Like Lucas’ mediocre prequels, Allen’s more recent efforts have fallen somewhat short of the brilliance that Woody went on to unleash following Annie Hall. Films like Manhattan, Purple Rose of Cairo, Hannah and her Sisters, Crimes and Misdemeanors and Husbands and Wives defined the writer-director-comedian-musician’s versatility and unique voice.

This isn’t to say that his current crop of entries haven’t been interesting in their own regard, as any Woody Allen film usually tends to invite something to chew upon, its just that these recent efforts have seemingly failed to gel, never fully ripening into something special or defining.

Until now.

With Match Point, it would seem that the de-fanged and de-clawed Woody of old has all but disappeared, and as much as this sounds like some twisted euphemism, it means exactly what is implied. From the very opening frame, Match Point looks and feels like the sort of film you would find spilling forth from a helmer with a distinct and clear vision in place. There is a plan of attack at work here, and Woody pounces on his audiences with all the austerity of a young caged tiger, eager to get back into the hunt.

Allen's former deal with Dreamworks Pictures is the stuff of saddened legend.
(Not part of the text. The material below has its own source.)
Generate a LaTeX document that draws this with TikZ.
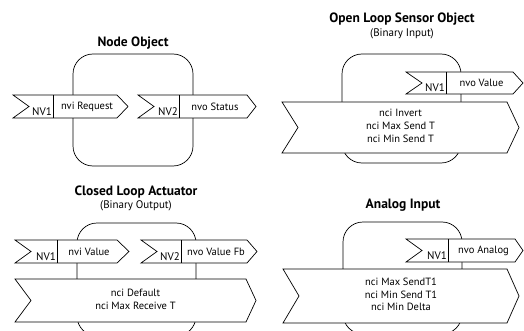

Having been offered a three picture deal, initially, Woody’s first three efforts under the studio banner seemed to retrograde from the caper-turned-on-its-ear comedy of Small Time Crooks, to the troubled Curse of the Jade Scorpion, and finally culminating in the contemplative Hollywood Ending.

Looking back, Ending was probably more sub-textually rooted in Allen’s state of mind than anyone could have foreseen, and the fresh yet anchored Anything Else seemed to point more in this direction.

Interjecting two “Woody” characters into the film, a younger version of himself played by Jason Biggs and an older and degraded version played by Allen himself, Woody seemed to be carrying on a discussion with himself, contemplating his next move in a “what if I could warn my younger self” sort of scenario. The film ultimately closes with Biggs’ Allen leaving America to start anew in France, where he is bound to find an audience who understands his work.

Flash-forward to Match Point, Allen’s first film shot entirely in London, and what you find is a film that seems to have taken note from the director’s contemplative dalliances with comedy and drama, as explored in Melinda and Melinda, and ultimately falls on the other side of the fence once more, with a dramatic entry with smatterings of both crime and comedy to keep viewers on their toes.

The film centers on former professional tennis player Chris Wilton (Jonathan Rhys-Meyers), eager to make a change in his life by doing something more worthwhile, he finds himself teaching tennis at a country club when he befriends Tom Hewett (Matthew Goode) over lessons. Tom is the son of rich and successful businessman Alec (Brian Cox) and brother to Chloe (Emily Mortimer), who becomes instantly taken with Chris.

Chloe and Chris become fast friends while taking in films, theater, and art exhibits around town. However, Chris finds himself in somewhat of a bind when he meets a sultry and alluring American actress named Nola Rice (Scarlett Johansson) at a Hewett family houseparty and sparks instantly ignite between the two flirtatious characters.

As fate would have it, Nola is engaged to Tom, which means she is off limits, and aside from this factoid, it would seem that Chloe’s love of Chris has prompted her to urge her father to take him under his wing, grooming him to become a predator of the ludicrous business arena.

If you think you know where this is headed, chances are you are off by a step, because Allen never plays things as they seem. His work is subtle, and the twists and turns these characters find themselves navigating are never forced, trite, or contrived. We follow their motives, and we fully understand what drives Chris, Chloe, and Nola as their lives intertwine in and out of bed.

What emerges is not simply a sordid affair or a thriller with thematic betrayal and double-crosses, but instead a cunning dissection of class, wealth, and stature. Allen honestly lays out a set of tools for each character to employ in their attempts to grasp at their individual perceptions of success, happiness, and complacency, and we watch each one delicately go to work at struggling to achieve their individual dreams. Throughout all of this, the entire film remains delicately tethered to the simple metaphor laid out in the opening scene by Chris himself:

“There are moments in a match when the ball hits the top of the net and for a split second it can either go forward or fall back. With a little luck it goes forward and you win. Or maybe it doesn't and you lose.”

Whether Match Point is a result of luck remains unknown, but its brilliant yet contemplative outcome proves that a once thought to be diminished director like Woody Allen can dig deep and manage to scratch out a considerable win in the process.